===== Exercise inputs
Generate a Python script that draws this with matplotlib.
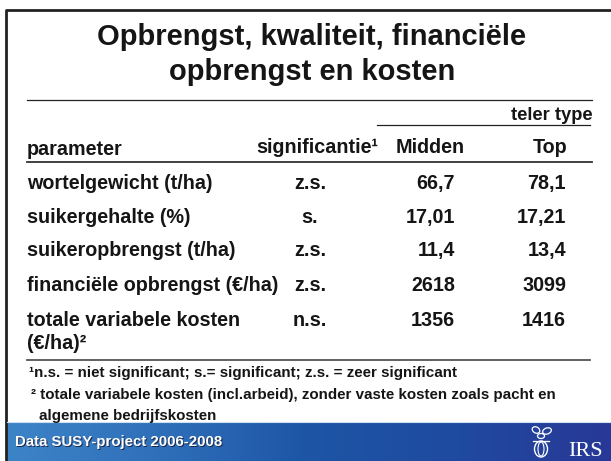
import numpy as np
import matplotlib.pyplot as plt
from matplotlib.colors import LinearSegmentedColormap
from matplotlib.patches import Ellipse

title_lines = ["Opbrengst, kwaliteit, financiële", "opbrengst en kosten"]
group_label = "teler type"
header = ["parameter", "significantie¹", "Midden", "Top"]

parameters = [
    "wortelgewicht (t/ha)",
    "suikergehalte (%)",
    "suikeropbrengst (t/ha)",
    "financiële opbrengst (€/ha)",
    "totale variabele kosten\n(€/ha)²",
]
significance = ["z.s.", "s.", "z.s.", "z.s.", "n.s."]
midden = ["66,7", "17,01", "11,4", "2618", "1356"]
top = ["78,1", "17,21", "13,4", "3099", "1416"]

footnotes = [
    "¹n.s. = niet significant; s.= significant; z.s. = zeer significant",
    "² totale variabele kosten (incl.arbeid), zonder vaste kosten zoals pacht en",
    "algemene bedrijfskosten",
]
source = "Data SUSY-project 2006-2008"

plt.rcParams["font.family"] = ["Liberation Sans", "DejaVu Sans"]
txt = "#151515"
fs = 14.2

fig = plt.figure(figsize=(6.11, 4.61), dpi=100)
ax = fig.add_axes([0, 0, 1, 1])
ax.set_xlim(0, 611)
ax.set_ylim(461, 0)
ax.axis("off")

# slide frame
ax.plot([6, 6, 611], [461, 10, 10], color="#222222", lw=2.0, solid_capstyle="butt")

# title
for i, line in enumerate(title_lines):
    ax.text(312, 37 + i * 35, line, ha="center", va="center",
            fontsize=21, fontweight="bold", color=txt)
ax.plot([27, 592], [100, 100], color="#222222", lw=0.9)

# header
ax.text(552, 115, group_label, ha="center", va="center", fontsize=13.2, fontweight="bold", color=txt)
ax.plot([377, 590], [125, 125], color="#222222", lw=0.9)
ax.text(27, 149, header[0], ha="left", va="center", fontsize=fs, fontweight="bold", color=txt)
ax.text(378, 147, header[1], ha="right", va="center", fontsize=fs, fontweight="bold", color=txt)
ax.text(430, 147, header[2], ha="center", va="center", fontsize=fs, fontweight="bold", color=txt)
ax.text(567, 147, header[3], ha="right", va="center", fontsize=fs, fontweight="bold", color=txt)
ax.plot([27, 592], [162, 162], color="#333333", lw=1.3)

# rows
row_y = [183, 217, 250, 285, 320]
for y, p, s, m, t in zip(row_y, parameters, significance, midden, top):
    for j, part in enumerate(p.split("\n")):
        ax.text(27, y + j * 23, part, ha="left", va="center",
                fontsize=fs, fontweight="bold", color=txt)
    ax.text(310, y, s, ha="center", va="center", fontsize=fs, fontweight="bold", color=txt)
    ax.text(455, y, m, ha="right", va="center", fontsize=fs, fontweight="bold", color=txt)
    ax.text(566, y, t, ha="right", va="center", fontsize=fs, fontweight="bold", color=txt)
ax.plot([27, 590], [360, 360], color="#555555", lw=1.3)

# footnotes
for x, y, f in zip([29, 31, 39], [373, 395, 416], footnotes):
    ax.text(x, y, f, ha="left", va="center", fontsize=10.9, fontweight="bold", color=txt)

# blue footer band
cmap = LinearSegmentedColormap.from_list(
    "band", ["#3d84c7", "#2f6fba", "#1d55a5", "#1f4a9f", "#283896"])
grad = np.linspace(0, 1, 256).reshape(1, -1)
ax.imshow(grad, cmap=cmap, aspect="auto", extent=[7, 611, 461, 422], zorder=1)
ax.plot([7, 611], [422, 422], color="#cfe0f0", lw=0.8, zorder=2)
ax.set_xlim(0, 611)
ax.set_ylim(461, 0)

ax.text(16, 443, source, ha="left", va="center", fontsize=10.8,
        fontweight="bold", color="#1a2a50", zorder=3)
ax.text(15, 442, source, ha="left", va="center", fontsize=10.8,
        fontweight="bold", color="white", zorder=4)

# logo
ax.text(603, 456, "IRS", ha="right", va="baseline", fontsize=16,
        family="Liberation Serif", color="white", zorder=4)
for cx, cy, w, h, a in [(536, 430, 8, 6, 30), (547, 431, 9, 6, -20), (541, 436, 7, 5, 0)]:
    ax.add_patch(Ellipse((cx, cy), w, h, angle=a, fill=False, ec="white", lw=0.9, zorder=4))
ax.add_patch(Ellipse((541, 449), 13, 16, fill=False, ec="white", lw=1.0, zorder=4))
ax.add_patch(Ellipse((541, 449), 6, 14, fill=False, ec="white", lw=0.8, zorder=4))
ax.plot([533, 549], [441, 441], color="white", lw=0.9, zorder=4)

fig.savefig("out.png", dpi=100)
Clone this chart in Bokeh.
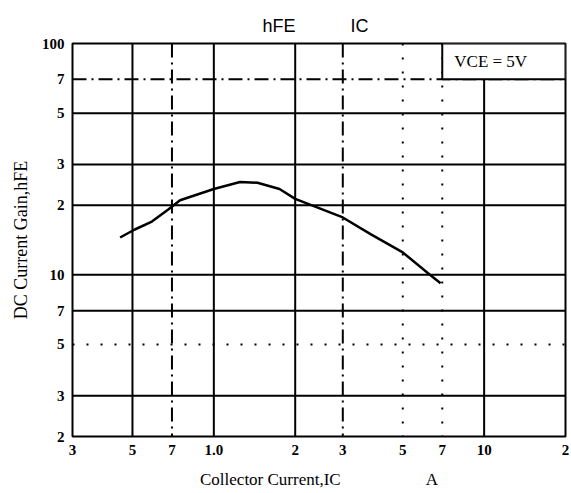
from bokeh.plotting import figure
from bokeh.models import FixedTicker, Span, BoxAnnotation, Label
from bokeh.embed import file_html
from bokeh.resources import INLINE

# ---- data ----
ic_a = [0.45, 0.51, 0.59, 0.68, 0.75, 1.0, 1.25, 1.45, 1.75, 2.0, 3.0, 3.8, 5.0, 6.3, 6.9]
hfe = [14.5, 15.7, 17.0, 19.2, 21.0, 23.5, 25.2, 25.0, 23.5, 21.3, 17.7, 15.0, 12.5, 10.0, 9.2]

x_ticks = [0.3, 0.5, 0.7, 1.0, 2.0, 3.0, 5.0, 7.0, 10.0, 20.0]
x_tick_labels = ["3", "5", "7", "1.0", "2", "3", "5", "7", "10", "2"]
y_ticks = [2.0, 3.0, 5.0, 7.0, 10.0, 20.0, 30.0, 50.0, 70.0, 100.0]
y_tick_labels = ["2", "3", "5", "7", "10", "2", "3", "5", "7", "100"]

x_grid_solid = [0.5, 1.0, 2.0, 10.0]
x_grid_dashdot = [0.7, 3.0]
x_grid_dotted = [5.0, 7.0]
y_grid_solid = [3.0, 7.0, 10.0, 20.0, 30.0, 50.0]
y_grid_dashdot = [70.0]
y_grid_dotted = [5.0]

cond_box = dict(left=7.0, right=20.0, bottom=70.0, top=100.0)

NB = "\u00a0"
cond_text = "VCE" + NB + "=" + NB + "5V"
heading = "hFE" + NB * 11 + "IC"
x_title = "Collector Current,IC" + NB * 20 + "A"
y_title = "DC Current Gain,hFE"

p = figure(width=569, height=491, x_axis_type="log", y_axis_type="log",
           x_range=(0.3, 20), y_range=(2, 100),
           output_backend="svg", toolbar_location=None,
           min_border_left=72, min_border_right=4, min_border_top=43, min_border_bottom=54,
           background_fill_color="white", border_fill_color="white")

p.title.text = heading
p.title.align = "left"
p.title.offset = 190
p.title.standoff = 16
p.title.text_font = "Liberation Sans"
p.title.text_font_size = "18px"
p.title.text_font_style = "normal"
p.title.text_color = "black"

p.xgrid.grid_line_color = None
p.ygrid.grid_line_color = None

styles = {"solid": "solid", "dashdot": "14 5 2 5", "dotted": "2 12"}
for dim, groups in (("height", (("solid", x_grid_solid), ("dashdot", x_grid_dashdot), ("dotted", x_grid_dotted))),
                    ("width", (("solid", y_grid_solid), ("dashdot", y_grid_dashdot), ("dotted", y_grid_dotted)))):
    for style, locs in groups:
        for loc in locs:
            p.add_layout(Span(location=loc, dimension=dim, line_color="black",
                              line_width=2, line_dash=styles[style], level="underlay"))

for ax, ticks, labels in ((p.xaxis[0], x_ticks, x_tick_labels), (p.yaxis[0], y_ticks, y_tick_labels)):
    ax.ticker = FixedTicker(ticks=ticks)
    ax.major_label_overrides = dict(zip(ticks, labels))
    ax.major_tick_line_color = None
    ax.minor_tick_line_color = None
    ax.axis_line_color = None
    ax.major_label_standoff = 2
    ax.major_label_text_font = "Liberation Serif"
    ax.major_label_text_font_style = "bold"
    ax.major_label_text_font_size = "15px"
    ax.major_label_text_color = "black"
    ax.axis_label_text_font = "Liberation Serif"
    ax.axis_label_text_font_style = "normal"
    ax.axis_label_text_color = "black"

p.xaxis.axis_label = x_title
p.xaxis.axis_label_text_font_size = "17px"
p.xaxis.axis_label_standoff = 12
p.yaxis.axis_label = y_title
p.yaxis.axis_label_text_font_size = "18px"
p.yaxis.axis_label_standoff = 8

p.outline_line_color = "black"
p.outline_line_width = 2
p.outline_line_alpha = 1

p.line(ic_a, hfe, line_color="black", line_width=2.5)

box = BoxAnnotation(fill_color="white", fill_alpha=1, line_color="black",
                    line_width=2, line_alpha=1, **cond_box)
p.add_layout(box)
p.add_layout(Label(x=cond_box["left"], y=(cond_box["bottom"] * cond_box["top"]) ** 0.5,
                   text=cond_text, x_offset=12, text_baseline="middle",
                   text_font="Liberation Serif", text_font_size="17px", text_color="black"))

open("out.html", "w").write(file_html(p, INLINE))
==========
*Task objective*: Copy each line containing the word "this" from the data.

*Finished answer*:
Generate a Python script that draws this with matplotlib.
Clone this chart in Bokeh.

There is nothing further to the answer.